-- Supplied information start --
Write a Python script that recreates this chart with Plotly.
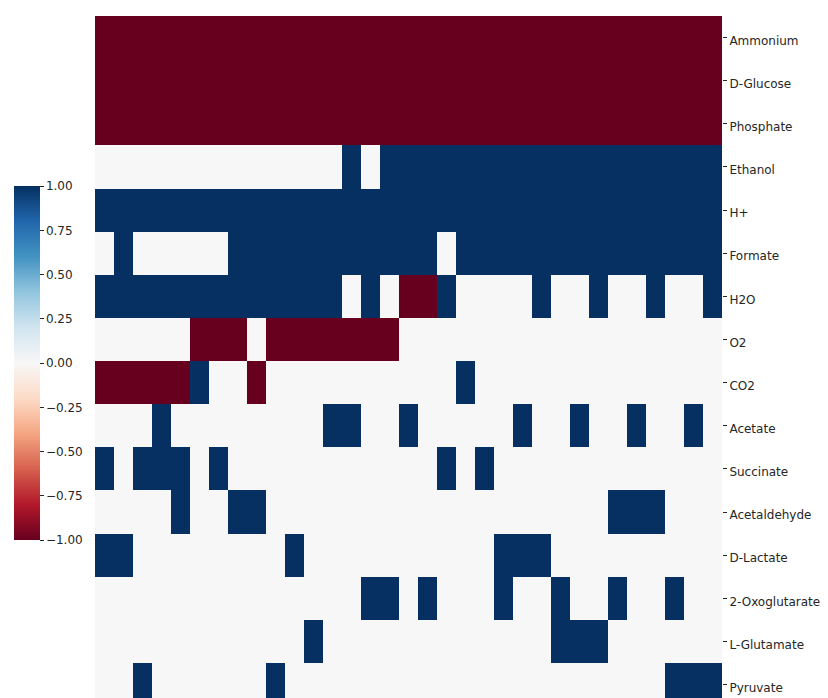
import plotly.graph_objects as go

# Metabolites (rows, top to bottom)
metabolites = ["Ammonium", "D-Glucose", "Phosphate", "Ethanol", "H+", "Formate",
               "H2O", "O2", "CO2", "Acetate", "Succinate", "Acetaldehyde",
               "D-Lactate", "2-Oxoglutarate", "L-Glutamate", "Pyruvate"]

# Exchange direction per condition (33 columns): -1 uptake, 1 secretion, 0 none
ammonium       = [-1,-1,-1,-1,-1,-1,-1,-1,-1,-1,-1,-1,-1,-1,-1,-1,-1,-1,-1,-1,-1,-1,-1,-1,-1,-1,-1,-1,-1,-1,-1,-1,-1]
d_glucose      = [-1,-1,-1,-1,-1,-1,-1,-1,-1,-1,-1,-1,-1,-1,-1,-1,-1,-1,-1,-1,-1,-1,-1,-1,-1,-1,-1,-1,-1,-1,-1,-1,-1]
phosphate      = [-1,-1,-1,-1,-1,-1,-1,-1,-1,-1,-1,-1,-1,-1,-1,-1,-1,-1,-1,-1,-1,-1,-1,-1,-1,-1,-1,-1,-1,-1,-1,-1,-1]
ethanol        = [0,0,0,0,0,0,0,0,0,0,0,0,0,1,0,1,1,1,1,1,1,1,1,1,1,1,1,1,1,1,1,1,1]
h_plus         = [1,1,1,1,1,1,1,1,1,1,1,1,1,1,1,1,1,1,1,1,1,1,1,1,1,1,1,1,1,1,1,1,1]
formate        = [0,1,0,0,0,0,0,1,1,1,1,1,1,1,1,1,1,1,0,1,1,1,1,1,1,1,1,1,1,1,1,1,1]
h2o            = [1,1,1,1,1,1,1,1,1,1,1,1,1,0,1,0,-1,-1,1,0,0,0,0,1,0,0,1,0,0,1,0,0,1]
o2             = [0,0,0,0,0,-1,-1,-1,0,-1,-1,-1,-1,-1,-1,-1,0,0,0,0,0,0,0,0,0,0,0,0,0,0,0,0,0]
co2            = [-1,-1,-1,-1,-1,1,0,0,-1,0,0,0,0,0,0,0,0,0,0,1,0,0,0,0,0,0,0,0,0,0,0,0,0]
acetate        = [0,0,0,1,0,0,0,0,0,0,0,0,1,1,0,0,1,0,0,0,0,0,1,0,0,1,0,0,1,0,0,1,0]
succinate      = [1,0,1,1,1,0,1,0,0,0,0,0,0,0,0,0,0,0,1,0,1,0,0,0,0,0,0,0,0,0,0,0,0]
acetaldehyde   = [0,0,0,0,1,0,0,1,1,0,0,0,0,0,0,0,0,0,0,0,0,0,0,0,0,0,0,1,1,1,0,0,0]
d_lactate      = [1,1,0,0,0,0,0,0,0,0,1,0,0,0,0,0,0,0,0,0,0,1,1,1,0,0,0,0,0,0,0,0,0]
oxoglutarate   = [0,0,0,0,0,0,0,0,0,0,0,0,0,0,1,1,0,1,0,0,0,1,0,0,1,0,0,1,0,0,1,0,0]
l_glutamate    = [0,0,0,0,0,0,0,0,0,0,0,1,0,0,0,0,0,0,0,0,0,0,0,0,1,1,1,0,0,0,0,0,0]
pyruvate       = [0,0,1,0,0,0,0,0,0,1,0,0,0,0,0,0,0,0,0,0,0,0,0,0,0,0,0,0,0,0,1,1,1]

z = [ammonium, d_glucose, phosphate, ethanol, h_plus, formate, h2o, o2, co2,
     acetate, succinate, acetaldehyde, d_lactate, oxoglutarate, l_glutamate, pyruvate]

cbar_ticks = [-1.0, -0.75, -0.5, -0.25, 0.0, 0.25, 0.5, 0.75, 1.0]

# ColorBrewer RdBu (red = -1, blue = +1)
rdbu = ['rgb(103,0,31)', 'rgb(178,24,43)', 'rgb(214,96,77)', 'rgb(244,165,130)',
        'rgb(253,219,199)', 'rgb(247,247,247)', 'rgb(209,229,240)', 'rgb(146,197,222)',
        'rgb(67,147,195)', 'rgb(33,102,172)', 'rgb(5,48,97)']
colorscale = [[i / (len(rdbu) - 1), c] for i, c in enumerate(rdbu)]

n_cols = len(ammonium)
text_color = "#262626"
font = dict(family="DejaVu Sans", size=12, color=text_color)

fig = go.Figure(go.Heatmap(
    z=z,
    x=list(range(n_cols)),
    y=list(range(len(metabolites))),
    zmin=-1, zmax=1,
    colorscale=colorscale,
    showscale=True,
    colorbar=dict(
        xref="container", yref="container",
        x=13.5 / 828, xanchor="left",
        y=(698 - 190.5) / 698, yanchor="top",
        thickness=26, thicknessmode="pixels",
        len=354, lenmode="pixels",
        xpad=0, ypad=0,
        outlinewidth=0,
        tickvals=cbar_ticks,
        tickformat=".2f",
        ticks="outside", ticklen=4, tickwidth=1, tickcolor=text_color,
        tickfont=font,
    ),
    hovertemplate="%{y}: %{z}<extra></extra>",
))

fig.update_layout(
    width=828, height=698,
    margin=dict(l=95, r=106, t=16, b=0),
    paper_bgcolor="white", plot_bgcolor="white",
    font=font,
)
fig.update_xaxes(range=[-0.5, n_cols - 0.5], showticklabels=False, ticks="",
                 showgrid=False, zeroline=False, showline=False)
fig.update_yaxes(
    range=[15.31, -0.5],
    side="right",
    tickvals=list(range(len(metabolites))),
    ticktext=metabolites,
    ticks="outside", ticklen=4, tickwidth=1, tickcolor=text_color,
    tickfont=font,
    ticklabelshift=-3,
    showgrid=False, zeroline=False, showline=False,
)

fig.write_html("out.html")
-- Supplied information end --
→ **Task instructions**
Repeat the data exactly in full, omitting its pictures.

→ **Written answer**
Write a Python script that recreates this chart with Plotly.
import plotly.graph_objects as go

# Metabolites (rows, top to bottom)
metabolites = ["Ammonium", "D-Glucose", "Phosphate", "Ethanol", "H+", "Formate",
               "H2O", "O2", "CO2", "Acetate", "Succinate", "Acetaldehyde",
               "D-Lactate", "2-Oxoglutarate", "L-Glutamate", "Pyruvate"]

# Exchange direction per condition (33 columns): -1 uptake, 1 secretion, 0 none
ammonium       = [-1,-1,-1,-1,-1,-1,-1,-1,-1,-1,-1,-1,-1,-1,-1,-1,-1,-1,-1,-1,-1,-1,-1,-1,-1,-1,-1,-1,-1,-1,-1,-1,-1]
d_glucose      = [-1,-1,-1,-1,-1,-1,-1,-1,-1,-1,-1,-1,-1,-1,-1,-1,-1,-1,-1,-1,-1,-1,-1,-1,-1,-1,-1,-1,-1,-1,-1,-1,-1]
phosphate      = [-1,-1,-1,-1,-1,-1,-1,-1,-1,-1,-1,-1,-1,-1,-1,-1,-1,-1,-1,-1,-1,-1,-1,-1,-1,-1,-1,-1,-1,-1,-1,-1,-1]
ethanol        = [0,0,0,0,0,0,0,0,0,0,0,0,0,1,0,1,1,1,1,1,1,1,1,1,1,1,1,1,1,1,1,1,1]
h_plus         = [1,1,1,1,1,1,1,1,1,1,1,1,1,1,1,1,1,1,1,1,1,1,1,1,1,1,1,1,1,1,1,1,1]
formate        = [0,1,0,0,0,0,0,1,1,1,1,1,1,1,1,1,1,1,0,1,1,1,1,1,1,1,1,1,1,1,1,1,1]
h2o            = [1,1,1,1,1,1,1,1,1,1,1,1,1,0,1,0,-1,-1,1,0,0,0,0,1,0,0,1,0,0,1,0,0,1]
o2             = [0,0,0,0,0,-1,-1,-1,0,-1,-1,-1,-1,-1,-1,-1,0,0,0,0,0,0,0,0,0,0,0,0,0,0,0,0,0]
co2            = [-1,-1,-1,-1,-1,1,0,0,-1,0,0,0,0,0,0,0,0,0,0,1,0,0,0,0,0,0,0,0,0,0,0,0,0]
acetate        = [0,0,0,1,0,0,0,0,0,0,0,0,1,1,0,0,1,0,0,0,0,0,1,0,0,1,0,0,1,0,0,1,0]
succinate      = [1,0,1,1,1,0,1,0,0,0,0,0,0,0,0,0,0,0,1,0,1,0,0,0,0,0,0,0,0,0,0,0,0]
acetaldehyde   = [0,0,0,0,1,0,0,1,1,0,0,0,0,0,0,0,0,0,0,0,0,0,0,0,0,0,0,1,1,1,0,0,0]
d_lactate      = [1,1,0,0,0,0,0,0,0,0,1,0,0,0,0,0,0,0,0,0,0,1,1,1,0,0,0,0,0,0,0,0,0]
oxoglutarate   = [0,0,0,0,0,0,0,0,0,0,0,0,0,0,1,1,0,1,0,0,0,1,0,0,1,0,0,1,0,0,1,0,0]
l_glutamate    = [0,0,0,0,0,0,0,0,0,0,0,1,0,0,0,0,0,0,0,0,0,0,0,0,1,1,1,0,0,0,0,0,0]
pyruvate       = [0,0,1,0,0,0,0,0,0,1,0,0,0,0,0,0,0,0,0,0,0,0,0,0,0,0,0,0,0,0,1,1,1]

z = [ammonium, d_glucose, phosphate, ethanol, h_plus, formate, h2o, o2, co2,
     acetate, succinate, acetaldehyde, d_lactate, oxoglutarate, l_glutamate, pyruvate]

cbar_ticks = [-1.0, -0.75, -0.5, -0.25, 0.0, 0.25, 0.5, 0.75, 1.0]

# ColorBrewer RdBu (red = -1, blue = +1)
rdbu = ['rgb(103,0,31)', 'rgb(178,24,43)', 'rgb(214,96,77)', 'rgb(244,165,130)',
        'rgb(253,219,199)', 'rgb(247,247,247)', 'rgb(209,229,240)', 'rgb(146,197,222)',
        'rgb(67,147,195)', 'rgb(33,102,172)', 'rgb(5,48,97)']
colorscale = [[i / (len(rdbu) - 1), c] for i, c in enumerate(rdbu)]

n_cols = len(ammonium)
text_color = "#262626"
font = dict(family="DejaVu Sans", size=12, color=text_color)

fig = go.Figure(go.Heatmap(
    z=z,
    x=list(range(n_cols)),
    y=list(range(len(metabolites))),
    zmin=-1, zmax=1,
    colorscale=colorscale,
    showscale=True,
    colorbar=dict(
        xref="container", yref="container",
        x=13.5 / 828, xanchor="left",
        y=(698 - 190.5) / 698, yanchor="top",
        thickness=26, thicknessmode="pixels",
        len=354, lenmode="pixels",
        xpad=0, ypad=0,
        outlinewidth=0,
        tickvals=cbar_ticks,
        tickformat=".2f",
        ticks="outside", ticklen=4, tickwidth=1, tickcolor=text_color,
        tickfont=font,
    ),
    hovertemplate="%{y}: %{z}<extra></extra>",
))

fig.update_layout(
    width=828, height=698,
    margin=dict(l=95, r=106, t=16, b=0),
    paper_bgcolor="white", plot_bgcolor="white",
    font=font,
)
fig.update_xaxes(range=[-0.5, n_cols - 0.5], showticklabels=False, ticks="",
                 showgrid=False, zeroline=False, showline=False)
fig.update_yaxes(
    range=[15.31, -0.5],
    side="right",
    tickvals=list(range(len(metabolites))),
    ticktext=metabolites,
    ticks="outside", ticklen=4, tickwidth=1, tickcolor=text_color,
    tickfont=font,
    ticklabelshift=-3,
    showgrid=False, zeroline=False, showline=False,
)

fig.write_html("out.html")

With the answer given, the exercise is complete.